HONG KONG: Hong Kong police fired tear gas and a water cannon on Saturday (Sep 28) to disperse anti-government protesters who threw rocks, broke windows and blocked a key road near the local headquarters of China's People's Liberation Army (PLA).
Police officers positioned at the entrance of the Central Government Complex used tear gas and water cannon to disperse the crowds of people gathered outside.
A series of protests in the Chinese-ruled city for and against Communist Party rulers in Beijing is planned ahead of the 70th anniversary of the People's Republic on Tuesday, including at the consulate of former colonial power Britain.
The protesters, many dressed all in black and wearing masks, took cover under umbrellas from the water cannon and fled after the demonstrations had taken a familiar turn into clashes with police as they have done regularly over more than three months.
Police fired blue water, used in other countries to help identify offenders, as protesters regrouped a short distance away.
They had smashed windows of government offices and tried to break in, shouting obscenities and daubing slogans on shop-fronts. They had also shone lasers at a helicopter hovering overhead.
"At around 7.30pm, a large group of protesters (blocked) the carriageways in Harcourt Road, seriously paralysing the traffic," Hong Kong police said.
"Some violent protesters have damaged properties outside Central Government Complex and aimed laser beams at a helicopter, posing a serious threat to the safety of everyone at scene.
"Police warn the protesters to stop all illegal acts at once. Police appeal to members of the public to avoid travelling to the area."
READ: Hong Kong protesters rebuild Lennon Walls ahead of China National Day
At 9pm, a Hong Kong government spokesman said the community will need to "engage in dialogue".
"Universal suffrage of 'one person, one vote' for selecting the Chief Executive and electing all members of the Legislative Council is enshrined as an ultimate aim in the Basic Law of the Hong Kong Special Administrative Region (HKSAR) of the People's Republic of China," the spokesman added.
"To achieve this aim, the community needs to engage in dialogues, premised on the legal basis and under a peaceful atmosphere with mutual trust, with a view to narrowing differences and attaining a consensus agreeable to all sides."
The government released a statement about 11.30pm, condemning the "violent and vandalistic acts" on Saturday.
"The radical protesters blocked roads, vandalised public property and set fires in the vicinity of the Central Government Offices (CGO) as well as attacked the CGO and police officers at the scene with bricks and petrol bombs, disrupting the traffic and damaging the building, jeopardising the safety of the police officers at the scene and seriously breaching the public peace," he added.
Families had gathered at Tamar Park earlier Saturday evening in a protest permitted by the police.
“It’s a special day for Hong Kong protesters.
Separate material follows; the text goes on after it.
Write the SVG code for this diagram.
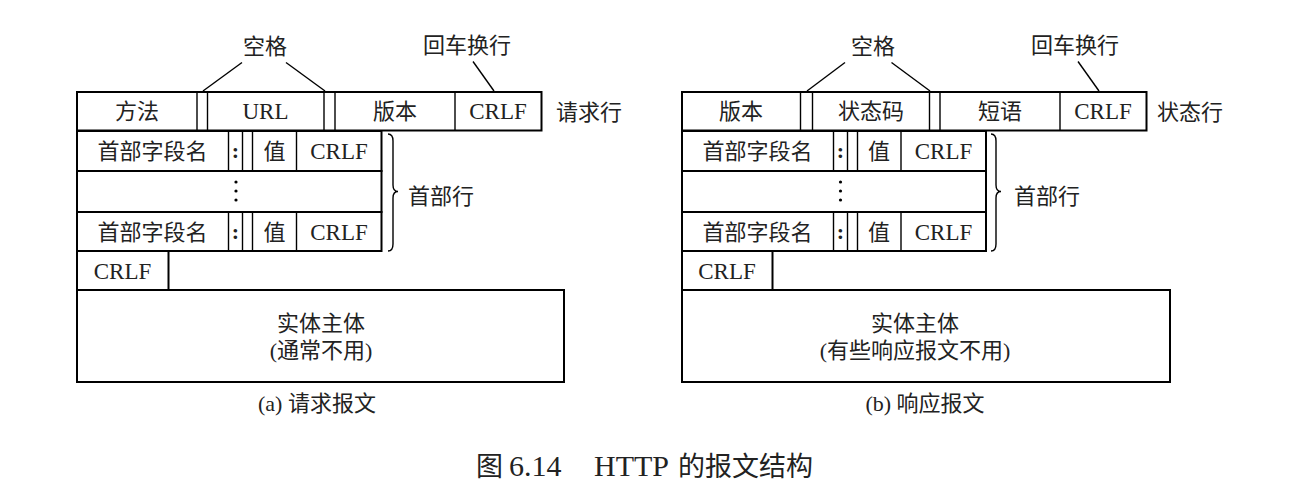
<svg xmlns="http://www.w3.org/2000/svg" width="1297" height="491" viewBox="0 0 1297 491">
<style>
text{font-family:"Liberation Serif","Noto Sans CJK SC",serif;font-size:22px;fill:#222;text-anchor:middle}
.lat{font-size:23px}
.row{fill:none;stroke:#000;stroke-width:2}
.div{stroke:#000;stroke-width:1.4}
.lead{stroke:#000;stroke-width:1.4;fill:none}
.dot{fill:#000}
.lbl{text-anchor:start}
.col{font-weight:bold}
</style>
<rect width="1297" height="491" fill="#fff"/>

<!-- ===== (a) request ===== -->
<g id="req-line">
  <rect class="row" x="77" y="92" width="464.5" height="38.5"/>
  <line class="div" x1="197" y1="92" x2="197" y2="130.5"/>
  <line class="div" x1="207.5" y1="92" x2="207.5" y2="130.5"/>
  <line class="div" x1="324" y1="92" x2="324" y2="130.5"/>
  <line class="div" x1="335" y1="92" x2="335" y2="130.5"/>
  <line class="div" x1="455" y1="92" x2="455" y2="130.5"/>
  <text x="137" y="119">方法</text>
  <text class="lat" x="265.5" y="119">URL</text>
  <text x="395" y="119">版本</text>
  <text class="lat" x="498" y="119">CRLF</text>
</g>
<g id="req-header1">
  <rect class="row" x="77" y="131" width="304.5" height="40"/>
  <line class="div" x1="228.5" y1="131" x2="228.5" y2="171"/>
  <line class="div" x1="242.5" y1="131" x2="242.5" y2="171"/>
  <line class="div" x1="252.5" y1="131" x2="252.5" y2="171"/>
  <line class="div" x1="296.5" y1="131" x2="296.5" y2="171"/>
  <text x="152.5" y="159">首部字段名</text>
  <text class="col" x="235.5" y="158">:</text>
  <text x="274.5" y="159">值</text>
  <text class="lat" x="339" y="159">CRLF</text>
</g>
<g id="req-header-dots">
  <rect class="row" x="77" y="171" width="304.5" height="41"/>
  <circle class="dot" cx="236" cy="182" r="1.6"/>
  <circle class="dot" cx="236" cy="191" r="1.6"/>
  <circle class="dot" cx="236" cy="200" r="1.6"/>
</g>
<g id="req-header2">
  <rect class="row" x="77" y="212" width="304.5" height="39"/>
  <line class="div" x1="228.5" y1="212" x2="228.5" y2="251"/>
  <line class="div" x1="242.5" y1="212" x2="242.5" y2="251"/>
  <line class="div" x1="252.5" y1="212" x2="252.5" y2="251"/>
  <line class="div" x1="296.5" y1="212" x2="296.5" y2="251"/>
  <text x="152.5" y="239.5">首部字段名</text>
  <text class="col" x="235.5" y="238.5">:</text>
  <text x="274.5" y="239.5">值</text>
  <text class="lat" x="339" y="239.5">CRLF</text>
</g>
<g id="req-crlf">
  <rect class="row" x="77" y="251" width="91.5" height="39"/>
  <text class="lat" x="122.5" y="278.5">CRLF</text>
</g>
<g id="req-body">
  <rect class="row" x="77" y="290" width="487" height="92"/>
  <text x="321" y="331">实体主体</text>
  <text x="321" y="358">(通常不用)</text>
</g>
<g id="req-labels">
  <text x="265" y="54">空格</text>
  <text x="467" y="53">回车换行</text>
  <text class="lbl" x="556" y="119.5">请求行</text>
  <text class="lbl" x="408" y="204">首部行</text>
  <text x="317" y="411">(a) 请求报文</text>
</g>

<!-- ===== (b) response ===== -->
<g id="resp-line">
  <rect class="row" x="682" y="92" width="464.5" height="38.5"/>
  <line class="div" x1="800.5" y1="92" x2="800.5" y2="130.5"/>
  <line class="div" x1="812.5" y1="92" x2="812.5" y2="130.5"/>
  <line class="div" x1="929.5" y1="92" x2="929.5" y2="130.5"/>
  <line class="div" x1="940" y1="92" x2="940" y2="130.5"/>
  <line class="div" x1="1060" y1="92" x2="1060" y2="130.5"/>
  <text x="741" y="119">版本</text>
  <text x="871" y="119">状态码</text>
  <text x="1000" y="119">短语</text>
  <text class="lat" x="1103" y="119">CRLF</text>
</g>
<g id="resp-header1">
  <rect class="row" x="682" y="131" width="304" height="40"/>
  <line class="div" x1="833.5" y1="131" x2="833.5" y2="171"/>
  <line class="div" x1="847.5" y1="131" x2="847.5" y2="171"/>
  <line class="div" x1="857.5" y1="131" x2="857.5" y2="171"/>
  <line class="div" x1="901" y1="131" x2="901" y2="171"/>
  <text x="757.5" y="159">首部字段名</text>
  <text class="col" x="840.5" y="158">:</text>
  <text x="879" y="159">值</text>
  <text class="lat" x="943.5" y="159">CRLF</text>
</g>
<g id="resp-header-dots">
  <rect class="row" x="682" y="171" width="304" height="41"/>
  <circle class="dot" cx="840.5" cy="182" r="1.6"/>
  <circle class="dot" cx="840.5" cy="191" r="1.6"/>
  <circle class="dot" cx="840.5" cy="200" r="1.6"/>
</g>
<g id="resp-header2">
  <rect class="row" x="682" y="212" width="304" height="39"/>
  <line class="div" x1="833.5" y1="212" x2="833.5" y2="251"/>
  <line class="div" x1="847.5" y1="212" x2="847.5" y2="251"/>
  <line class="div" x1="857.5" y1="212" x2="857.5" y2="251"/>
  <line class="div" x1="901" y1="212" x2="901" y2="251"/>
  <text x="757.5" y="239.5">首部字段名</text>
  <text class="col" x="840.5" y="238.5">:</text>
  <text x="879" y="239.5">值</text>
  <text class="lat" x="943.5" y="239.5">CRLF</text>
</g>
<g id="resp-crlf">
  <rect class="row" x="682" y="251" width="90.5" height="39"/>
  <text class="lat" x="727" y="278.5">CRLF</text>
</g>
<g id="resp-body">
  <rect class="row" x="682" y="290" width="488" height="92"/>
  <text x="915" y="331">实体主体</text>
  <text x="915" y="358">(有些响应报文不用)</text>
</g>
<g id="resp-labels">
  <text x="873" y="54">空格</text>
  <text x="1075" y="53">回车换行</text>
  <text class="lbl" x="1157" y="119.5">状态行</text>
  <text class="lbl" x="1014" y="204">首部行</text>
  <text x="925" y="411">(b) 响应报文</text>
</g>

<!-- ===== connectors: leader lines and braces ===== -->
<g id="connectors">
  <line class="lead" x1="242" y1="62.5" x2="203" y2="91"/>
  <line class="lead" x1="286" y1="62.5" x2="325" y2="91"/>
  <line class="lead" x1="473" y1="61.5" x2="494" y2="91"/>
  <path class="lead" d="M388,134 Q393,134 393,141 L393,185 Q393,191.5 398,191.5 Q393,191.5 393,198 L393,244 Q393,251 388,251"/>
  <line class="lead" x1="845" y1="62.5" x2="807" y2="91"/>
  <line class="lead" x1="891.5" y1="62.5" x2="930" y2="91"/>
  <line class="lead" x1="1078" y1="61.5" x2="1099" y2="91"/>
  <path class="lead" d="M991,134 Q996,134 996,141 L996,185 Q996,191.5 1001,191.5 Q996,191.5 996,198 L996,244 Q996,251 991,251"/>
</g>

<g id="title">
  <text style="font-size:27px;text-anchor:start" y="476"><tspan x="476">图</tspan><tspan x="509" style="font-size:30px">6.14</tspan><tspan x="594" style="font-size:30px">HTTP</tspan><tspan x="678">的报文结构</tspan></text>
</g>
</svg>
We will stick together to fight for freedom," said Sam, 33, dressed in black and wearing a mask. “Most people think Hong Kong was dying after five years, but many people are still fighting for Hong Kong."
The MTR subway system closed entrances to some stations on Saturday to prevent fresh attacks.
"WE STAND AS ONE"
Britain says it has a legal responsibility to ensure China abides by the 1984 Sino-British Joint Declaration. At the same time, it wants closer trade and investment cooperation with China after it leaves the European Union at the end of October.
Protests were sparked in June by planned legislation, since withdrawn, that would have allowed the extradition of suspected criminals to mainland China. But they have since expanded into a broader movement.
Official festivities for National Day have been scaled back, with authorities keen to avoid embarrassing Beijing just as President Xi Jinping seeks to project an image of national strength and unity.
A series of protests for and against Communist Party rulers in Beijing is planned for the Chinese-ruled city ahead of the 70th anniversary of the People's Republic on Tuesday, including at the consulate of former colonial power Britain.
The Hong Kong building of the Chinese state-owned investment company CITIC, next to the Legislative Council, ran a huge purple LED-lit banner down its front commemorating National Day.